Prof. Dr. Claudia Ossola-Haring
Wenn eine GmbH überschuldet ist und es ist keine positive Überlebensprognose gestellt worden, muss die Geschäftsführung binnen maximal 6 Wochen nach Eintritt der Überschuldung einen Antrag auf Eröffnung des Insolvenzverfahrens stellen. Dabei ist jeder GmbH-Geschäftsführer verpflichtet, sich selbst ständig über die wirtschaftliche Lage seiner GmbH zu informieren. Diese Pflicht kann er nicht delegieren, auch nicht z. B. auf den Steuerberater der GmbH. Der Geschäftsführer selbst muss regelmäßig anhand seiner Buchhaltung und den betriebswirtschaftlichen Auswertungen (BWA) prüfen, ob eine Überschuldung vorliegen könnte oder droht.
Bei Verdacht auf Überschuldung sollte der Geschäftsführer im eigenen Interesse einen Experten (Steuerberater) ausdrücklich beauftragen, einen Überschuldungsstatus zu erstellen.
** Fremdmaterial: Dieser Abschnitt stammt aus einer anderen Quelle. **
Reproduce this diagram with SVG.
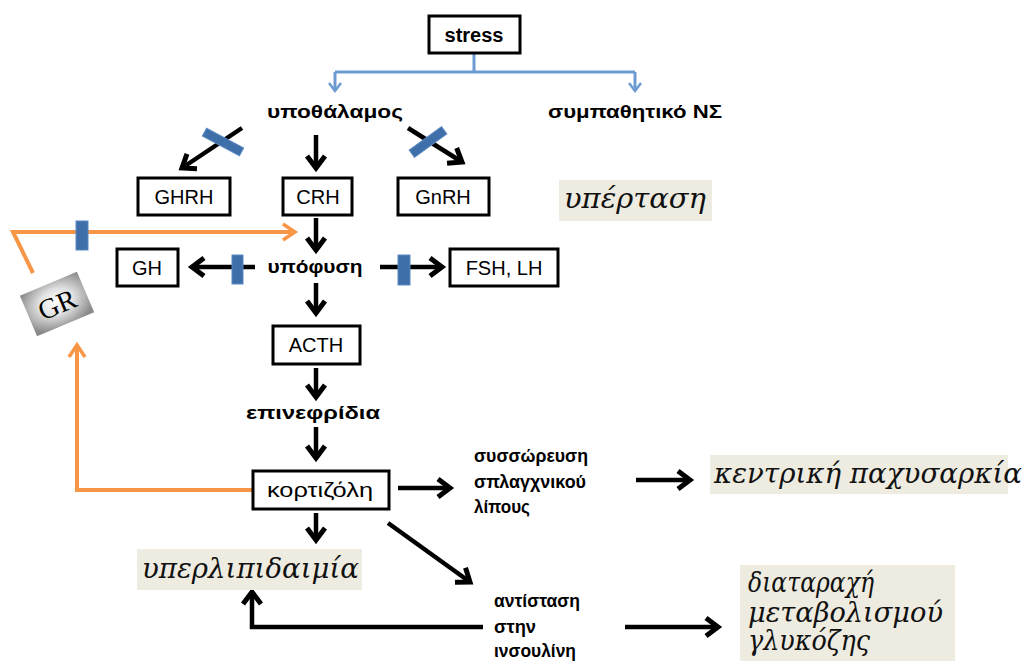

Folgen bei Pflichtverletzung
Verletzt der Geschäftsführer die Pflicht, die mögliche Überschuldung zu prüfen und daraus die Konsequenzen zu ziehen, riskiert er eine Bestrafung wegen verspäteter Insolvenzanmeldung. Das GmbHG sieht dafür Geld- oder Freiheitsstrafe vor. Allerdings wird ein solches Verhalten (zunächst) der kleineren bis mittleren Kriminalität zugerechnet. Bei Ersttätern werden deshalb fast regelmäßig kleinere Geldstrafen oder kurzfristige Freiheitsstrafen, die zur Bewährung ausgesetzt werden, verhängt. Oft wird auch das Ermittlungsverfahren wegen verspäteter Insolvenzanmeldung gegen Zahlung einer Geldbuße laut Strafprozessordnung (StPO) eingestellt. Das geschieht vor allem dann, wenn beispielsweise der Gesellschafter-Geschäftsführer durch den Zusammenbruch seiner GmbH selbst schwere wirtschaftliche Verluste erlitten oder seine Existenzgrundlage verloren hat.
In der Praxis werden regelmäßig nur solche GmbHs und deren Geschäftsführer einem strafrechtlichen Ermittlungsverfahren unterzogen, bei denen die wirtschaftlichen Probleme aufgrund des eröffneten Insolvenzverfahrens bzw. dessen Nichteröffnung mangels Masse offenkundig sind. Im Zweifelsfall gehen Strafgerichte nur dann von einer Überschuldung aus, wenn alle (!) Anzeichen übereinstimmend darauf hinweisen, dass eine Überschuldung gegeben ist: Die Passiva müssen folglich die Aktiva eindeutig und erheblich übersteigen und es darf keine Überlebensprognose gestellt worden sein. Da der Insolvenzgrund "Zahlungsunfähigkeit" einfacher nachweisbar ist, beschränken die Strafverfolger ihre Ermittlungen häufig auf dieses Tatbestandsmerkmal.
Im zivilrechtlichen Bereich – bei Entscheidungen über Insolvenzanträge – stellt sich die Frage, ob Überschuldung gegeben ist oder nicht, allerdings häufiger. Dabei kommt es entscheidend auf die Bewertung der Bilanzpositionen an.